Task prompt ▸
Read the records and gather each line that includes "this".

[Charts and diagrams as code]
= = = = = = =

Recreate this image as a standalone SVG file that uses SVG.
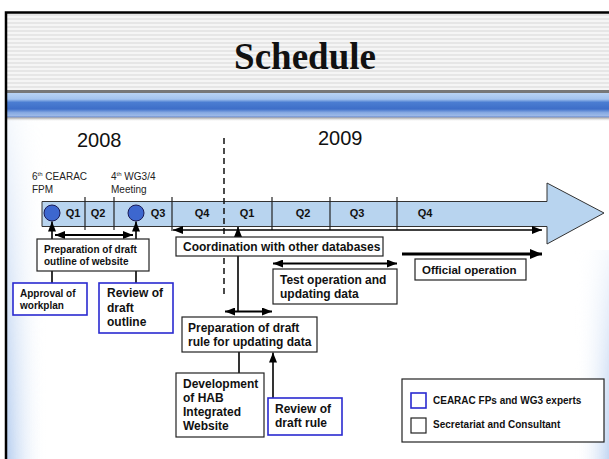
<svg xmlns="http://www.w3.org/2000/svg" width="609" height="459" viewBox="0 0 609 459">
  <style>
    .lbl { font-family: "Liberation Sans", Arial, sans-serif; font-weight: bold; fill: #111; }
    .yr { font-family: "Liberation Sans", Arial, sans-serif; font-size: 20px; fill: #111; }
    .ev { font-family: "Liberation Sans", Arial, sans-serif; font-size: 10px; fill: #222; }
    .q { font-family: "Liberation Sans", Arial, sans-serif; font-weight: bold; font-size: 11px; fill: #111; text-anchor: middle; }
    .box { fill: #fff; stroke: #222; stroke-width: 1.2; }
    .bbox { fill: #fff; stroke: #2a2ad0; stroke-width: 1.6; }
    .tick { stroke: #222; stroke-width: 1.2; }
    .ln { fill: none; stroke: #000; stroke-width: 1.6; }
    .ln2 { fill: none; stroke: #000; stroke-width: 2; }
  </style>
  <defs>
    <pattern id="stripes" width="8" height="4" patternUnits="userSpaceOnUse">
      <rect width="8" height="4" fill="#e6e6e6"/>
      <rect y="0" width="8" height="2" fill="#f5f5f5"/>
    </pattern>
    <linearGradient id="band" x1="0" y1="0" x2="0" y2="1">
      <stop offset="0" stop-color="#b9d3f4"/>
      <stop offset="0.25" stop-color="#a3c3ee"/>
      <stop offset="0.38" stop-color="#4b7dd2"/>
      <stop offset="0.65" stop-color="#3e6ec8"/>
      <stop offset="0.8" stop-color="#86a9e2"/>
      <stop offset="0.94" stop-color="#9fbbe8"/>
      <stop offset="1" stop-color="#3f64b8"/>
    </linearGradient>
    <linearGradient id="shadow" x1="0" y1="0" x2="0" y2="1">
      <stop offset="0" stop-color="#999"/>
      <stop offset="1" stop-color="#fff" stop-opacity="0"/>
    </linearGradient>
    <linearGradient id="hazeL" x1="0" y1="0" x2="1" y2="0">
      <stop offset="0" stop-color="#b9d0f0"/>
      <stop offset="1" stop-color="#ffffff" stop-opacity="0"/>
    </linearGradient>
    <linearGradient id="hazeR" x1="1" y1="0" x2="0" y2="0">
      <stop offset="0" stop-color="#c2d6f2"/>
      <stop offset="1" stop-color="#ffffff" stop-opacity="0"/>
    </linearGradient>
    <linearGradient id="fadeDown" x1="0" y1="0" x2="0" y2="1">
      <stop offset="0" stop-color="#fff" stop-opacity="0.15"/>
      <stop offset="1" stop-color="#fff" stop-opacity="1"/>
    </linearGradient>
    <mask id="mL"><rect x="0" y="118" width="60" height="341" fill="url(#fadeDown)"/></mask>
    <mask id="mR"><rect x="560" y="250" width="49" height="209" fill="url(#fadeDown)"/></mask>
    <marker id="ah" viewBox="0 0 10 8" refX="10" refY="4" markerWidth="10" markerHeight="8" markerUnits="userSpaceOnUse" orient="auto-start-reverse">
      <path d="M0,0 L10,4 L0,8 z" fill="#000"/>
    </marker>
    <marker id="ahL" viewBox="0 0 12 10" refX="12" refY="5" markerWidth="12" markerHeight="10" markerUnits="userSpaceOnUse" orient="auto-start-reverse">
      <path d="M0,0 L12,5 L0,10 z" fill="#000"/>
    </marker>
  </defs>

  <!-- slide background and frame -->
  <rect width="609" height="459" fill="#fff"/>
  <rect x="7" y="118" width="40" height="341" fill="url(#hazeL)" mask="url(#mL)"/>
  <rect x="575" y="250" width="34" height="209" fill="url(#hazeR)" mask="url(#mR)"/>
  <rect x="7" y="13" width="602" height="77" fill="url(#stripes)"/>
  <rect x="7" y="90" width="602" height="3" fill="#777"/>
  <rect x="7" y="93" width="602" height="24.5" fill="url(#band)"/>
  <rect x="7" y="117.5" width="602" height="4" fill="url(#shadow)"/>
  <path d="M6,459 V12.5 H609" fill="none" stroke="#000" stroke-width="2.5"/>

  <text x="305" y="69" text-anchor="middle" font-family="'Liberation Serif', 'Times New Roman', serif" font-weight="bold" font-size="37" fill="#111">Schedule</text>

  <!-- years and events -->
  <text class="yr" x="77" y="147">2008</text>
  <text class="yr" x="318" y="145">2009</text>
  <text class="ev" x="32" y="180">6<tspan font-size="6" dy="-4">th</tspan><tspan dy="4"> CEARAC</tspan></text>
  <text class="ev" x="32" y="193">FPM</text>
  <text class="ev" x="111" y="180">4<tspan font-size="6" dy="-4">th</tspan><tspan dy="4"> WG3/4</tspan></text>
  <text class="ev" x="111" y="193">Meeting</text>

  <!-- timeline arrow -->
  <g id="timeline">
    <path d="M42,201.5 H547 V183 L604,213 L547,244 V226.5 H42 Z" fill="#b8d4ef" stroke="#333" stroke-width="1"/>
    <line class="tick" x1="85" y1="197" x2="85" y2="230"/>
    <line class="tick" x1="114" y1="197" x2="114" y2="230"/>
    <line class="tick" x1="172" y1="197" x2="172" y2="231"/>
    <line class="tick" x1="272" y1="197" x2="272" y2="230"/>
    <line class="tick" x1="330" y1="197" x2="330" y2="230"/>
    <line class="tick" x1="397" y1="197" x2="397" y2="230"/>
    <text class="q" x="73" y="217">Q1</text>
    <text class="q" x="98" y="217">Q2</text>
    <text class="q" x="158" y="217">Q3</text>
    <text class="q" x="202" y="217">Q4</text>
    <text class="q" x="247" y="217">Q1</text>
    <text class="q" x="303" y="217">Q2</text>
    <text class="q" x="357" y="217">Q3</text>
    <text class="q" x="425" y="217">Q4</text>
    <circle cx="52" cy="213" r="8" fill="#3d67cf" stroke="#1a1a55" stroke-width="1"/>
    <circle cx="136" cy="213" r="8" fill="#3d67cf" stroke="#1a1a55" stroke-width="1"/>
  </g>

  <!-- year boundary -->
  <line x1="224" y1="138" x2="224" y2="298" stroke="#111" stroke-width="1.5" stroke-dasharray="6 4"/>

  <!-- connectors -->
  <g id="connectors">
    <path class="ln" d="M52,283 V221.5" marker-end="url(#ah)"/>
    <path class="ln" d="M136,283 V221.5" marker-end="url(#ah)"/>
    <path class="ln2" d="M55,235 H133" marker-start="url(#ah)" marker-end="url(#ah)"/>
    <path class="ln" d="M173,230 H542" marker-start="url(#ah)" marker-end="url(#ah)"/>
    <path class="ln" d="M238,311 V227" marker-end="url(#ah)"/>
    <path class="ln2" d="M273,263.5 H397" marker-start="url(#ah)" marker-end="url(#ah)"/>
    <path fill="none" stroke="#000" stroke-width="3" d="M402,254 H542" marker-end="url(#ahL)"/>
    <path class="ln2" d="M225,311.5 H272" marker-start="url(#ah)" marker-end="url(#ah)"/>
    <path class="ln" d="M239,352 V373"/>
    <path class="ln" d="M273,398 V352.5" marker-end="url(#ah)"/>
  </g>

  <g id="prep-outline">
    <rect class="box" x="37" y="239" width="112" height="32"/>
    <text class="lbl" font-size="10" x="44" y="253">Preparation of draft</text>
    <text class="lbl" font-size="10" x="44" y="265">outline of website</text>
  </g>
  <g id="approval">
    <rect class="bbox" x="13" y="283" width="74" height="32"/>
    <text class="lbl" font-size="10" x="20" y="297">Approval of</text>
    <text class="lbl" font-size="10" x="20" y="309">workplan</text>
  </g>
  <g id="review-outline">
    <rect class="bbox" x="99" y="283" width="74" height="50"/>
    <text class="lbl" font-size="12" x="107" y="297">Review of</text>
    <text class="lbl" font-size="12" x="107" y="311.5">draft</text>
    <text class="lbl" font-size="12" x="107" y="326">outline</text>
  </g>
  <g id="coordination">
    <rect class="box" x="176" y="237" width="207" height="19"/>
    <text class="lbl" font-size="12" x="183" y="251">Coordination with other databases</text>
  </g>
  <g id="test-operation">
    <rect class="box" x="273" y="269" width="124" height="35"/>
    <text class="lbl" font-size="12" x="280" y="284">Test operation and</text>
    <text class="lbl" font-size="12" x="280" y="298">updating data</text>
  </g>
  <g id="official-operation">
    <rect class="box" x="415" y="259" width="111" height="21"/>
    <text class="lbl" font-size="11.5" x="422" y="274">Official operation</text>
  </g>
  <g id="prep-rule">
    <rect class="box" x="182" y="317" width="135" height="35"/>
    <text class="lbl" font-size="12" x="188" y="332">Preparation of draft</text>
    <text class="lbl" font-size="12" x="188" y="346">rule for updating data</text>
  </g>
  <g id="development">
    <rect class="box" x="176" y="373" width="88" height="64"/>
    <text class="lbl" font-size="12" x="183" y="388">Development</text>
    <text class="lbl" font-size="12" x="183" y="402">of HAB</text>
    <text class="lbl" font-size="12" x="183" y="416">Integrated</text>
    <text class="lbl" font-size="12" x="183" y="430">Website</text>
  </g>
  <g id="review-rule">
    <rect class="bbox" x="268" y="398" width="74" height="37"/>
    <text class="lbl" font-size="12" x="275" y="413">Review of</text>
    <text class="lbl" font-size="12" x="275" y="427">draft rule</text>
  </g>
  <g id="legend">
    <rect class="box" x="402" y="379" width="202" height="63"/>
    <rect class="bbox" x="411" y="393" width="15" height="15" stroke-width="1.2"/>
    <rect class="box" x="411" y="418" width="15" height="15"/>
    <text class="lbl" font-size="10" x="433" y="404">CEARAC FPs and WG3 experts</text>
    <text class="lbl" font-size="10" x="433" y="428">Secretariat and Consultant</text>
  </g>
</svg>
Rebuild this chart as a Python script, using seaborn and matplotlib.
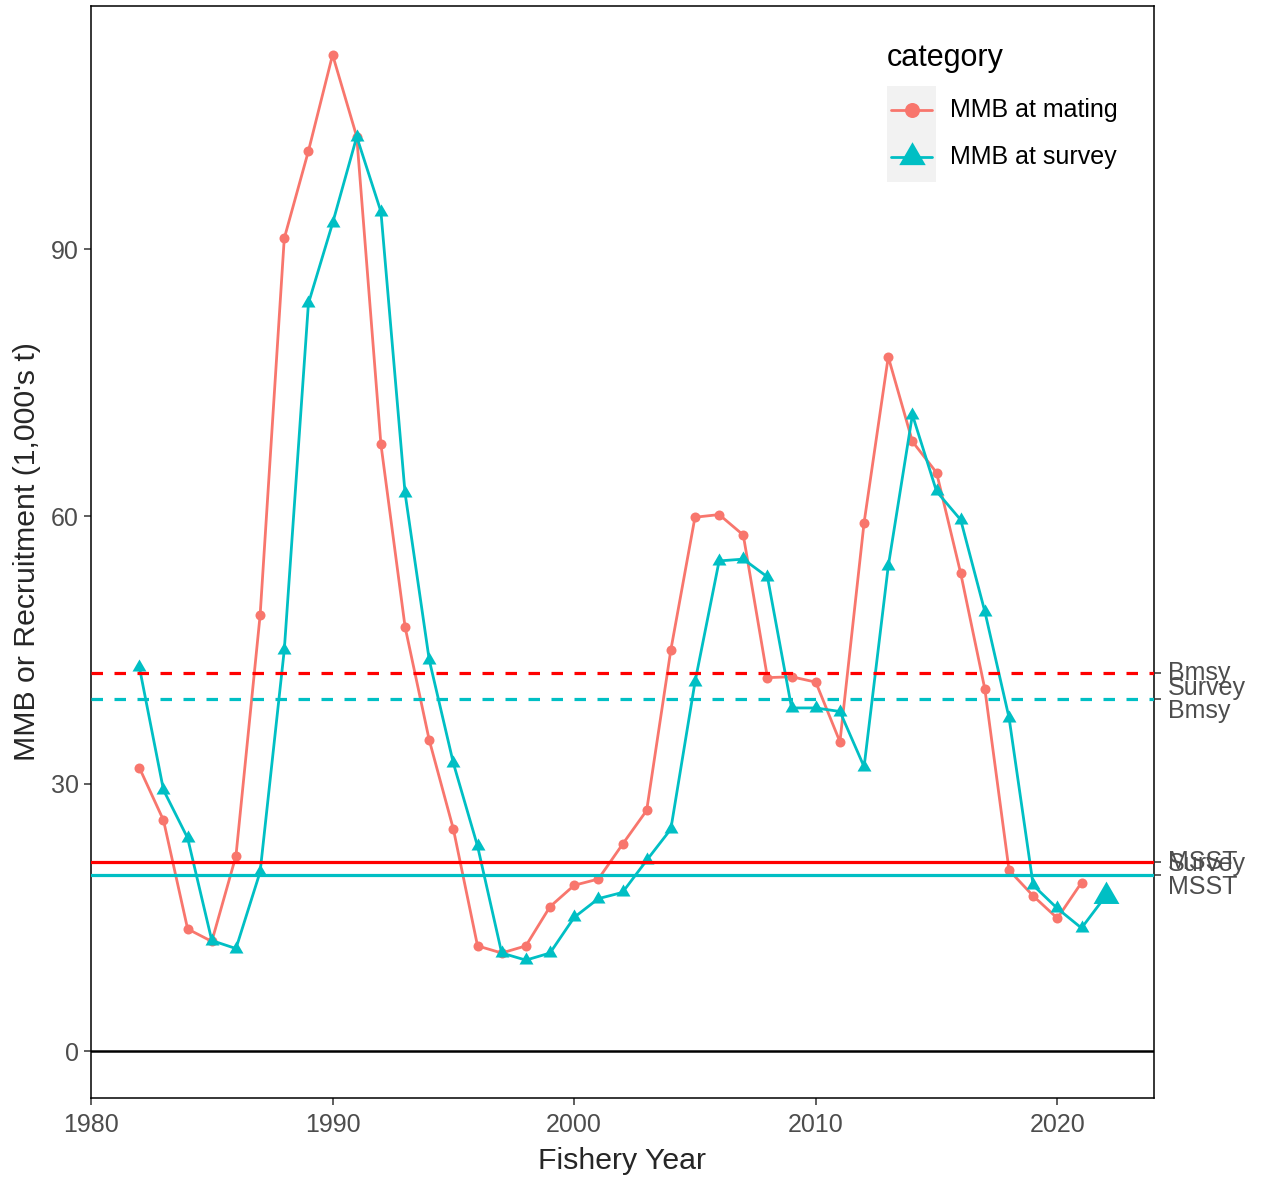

= = = = = = =

Response below ▸
Recreate this image as a standalone SVG file that uses SVG.
Rebuild this chart as a Python script, using seaborn and matplotlib.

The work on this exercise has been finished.